Quiz: Is Your Neighbor a Serial Killer?

Take a quiz and see if Jack the Ripper is living next door!

Christian Krauspeby Christian Krauspe

Is your neighbor quiet? Maybe a little too quiet? Does he paint in his spare time and drive an ice cream truck? Is there strange smells and sounds coming from their apartment? You might want to watch your step. You could have a serial killer on your hands. And not a cool serial killer like Dexter.

We here at CRAVE have found out if your neighbor is Rick Moranis from Ghostbusters or Christian Bale in American Pyscho.

Tred lightly and take the quiz:


1. You notice a strange smell is coming from your neighbor’s apartment. Chances are it’s probably:

a.) Indian food.

b.) Backed-up plumbing.

c.) Rotting garbage.

d.) That twelve year old who’s face is all over the news.


2.) Does your neighbor like to accessorize?

a.) No, not really.

b.) He wears a watch, I think.

c.) A butcher’s apron.

d.) A necklace made of human ears.


3.) What kind of car does your neighbor drive?

a.) A Pinto.

b.) A Range Rover.

c.) A flashy sports car.

d.) A windowless rape van.


4. Your neighbor drops a receipt outside his apartment, it’s a purchase from:

a.) Chili’s.

b.) Home Depot.

c.) Knives’r’us.

d.) Bed Bath & Ball-gags.


5. It’s 2 o’clock in the morning and you hear a woman scream from across the hall, you think:

a.) “God, I hope they’re okay!”

b.) “Probably just the wind.”

c) “Someone’s enjoying Tyler Perry’s new movie”
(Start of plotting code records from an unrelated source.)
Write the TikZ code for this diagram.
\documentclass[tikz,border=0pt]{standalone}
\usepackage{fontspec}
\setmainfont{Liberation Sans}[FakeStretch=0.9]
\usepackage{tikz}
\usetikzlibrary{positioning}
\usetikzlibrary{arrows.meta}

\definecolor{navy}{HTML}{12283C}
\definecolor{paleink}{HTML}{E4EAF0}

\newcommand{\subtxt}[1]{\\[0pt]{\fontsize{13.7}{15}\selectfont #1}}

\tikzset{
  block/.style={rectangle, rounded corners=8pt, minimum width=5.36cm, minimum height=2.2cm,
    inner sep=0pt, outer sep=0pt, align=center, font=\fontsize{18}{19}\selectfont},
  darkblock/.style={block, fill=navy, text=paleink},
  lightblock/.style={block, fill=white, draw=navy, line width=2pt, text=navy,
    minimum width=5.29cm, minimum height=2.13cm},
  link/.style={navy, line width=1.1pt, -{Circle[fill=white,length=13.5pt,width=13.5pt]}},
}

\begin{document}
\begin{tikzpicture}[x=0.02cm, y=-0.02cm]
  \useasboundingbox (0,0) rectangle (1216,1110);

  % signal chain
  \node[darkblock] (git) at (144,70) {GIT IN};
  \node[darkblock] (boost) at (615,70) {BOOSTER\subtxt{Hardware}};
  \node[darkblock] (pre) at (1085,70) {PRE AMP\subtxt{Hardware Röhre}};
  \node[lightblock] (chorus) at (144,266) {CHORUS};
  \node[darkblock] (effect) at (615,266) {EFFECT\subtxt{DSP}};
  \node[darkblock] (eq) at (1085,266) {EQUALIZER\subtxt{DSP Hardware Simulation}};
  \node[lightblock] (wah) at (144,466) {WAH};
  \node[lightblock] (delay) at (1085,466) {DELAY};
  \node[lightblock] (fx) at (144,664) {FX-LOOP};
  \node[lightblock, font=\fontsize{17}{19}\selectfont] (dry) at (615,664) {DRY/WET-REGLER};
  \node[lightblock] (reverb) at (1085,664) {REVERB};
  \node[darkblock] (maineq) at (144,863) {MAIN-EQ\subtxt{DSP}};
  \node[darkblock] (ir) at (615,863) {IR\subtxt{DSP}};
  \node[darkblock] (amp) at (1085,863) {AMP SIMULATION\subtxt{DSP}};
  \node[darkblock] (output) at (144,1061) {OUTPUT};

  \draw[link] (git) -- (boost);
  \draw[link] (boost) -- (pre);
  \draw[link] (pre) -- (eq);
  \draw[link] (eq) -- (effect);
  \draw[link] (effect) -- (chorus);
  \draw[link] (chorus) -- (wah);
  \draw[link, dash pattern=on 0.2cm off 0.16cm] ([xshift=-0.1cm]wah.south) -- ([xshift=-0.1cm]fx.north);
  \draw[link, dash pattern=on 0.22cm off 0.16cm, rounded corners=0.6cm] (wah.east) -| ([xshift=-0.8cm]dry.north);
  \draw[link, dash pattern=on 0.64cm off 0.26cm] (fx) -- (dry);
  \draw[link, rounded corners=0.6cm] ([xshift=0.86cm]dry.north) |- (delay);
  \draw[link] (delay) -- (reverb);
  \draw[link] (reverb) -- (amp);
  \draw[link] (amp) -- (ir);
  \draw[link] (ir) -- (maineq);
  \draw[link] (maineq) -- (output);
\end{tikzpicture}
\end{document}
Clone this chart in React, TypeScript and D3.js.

d.) “Someone woke up in the middle of their surprise lobotomy.”


6. You invite your neighbor over to a party you’re having, the excuse he gives is:

a.) “I’ll be out of town.”

b.) “Love to, but I’ll be busy.”

c.) “I’ll be too busy burning my penis is red-hot candle wax just to feel alive.”

d.) I’m havingsomeone for diner that night.”


7. You spot your neighbor hauling something heavy into the trash bin outside at 3am. You ask him about it the next day, he says:

a.) “I was getting rid of some old junk.”

b.) “You… saw… me?”

c.) “My cat had an unfortunate run-in with a lawnmower.”

d.) I decided to pitch some cereal bowls I made out of human skulls.”


8. What is your neighbor asking to borrow?

a.) Sugar.

b.) Flour.

c.) Butcher knife.

d.) Sulfuric Acid.


9. You’re having a friendly discussion with your neighbor about favorite childhood memories, they respond:

a.) The circus.

b.) Riding bikes for hours on end.

c.) Lighting things on fire.

d.) Strangling their first puppy.


If you answered mostly (a), you don’t have a serial killer, you have a loser.

If you answered mostly (b),  you can sleep with your doors unlocked.

If you answered mostly (c), you don’t have as serial killer, you just have a creep.

If you answered mostly (d), your neighbor is probably going to make a suit out of your skin.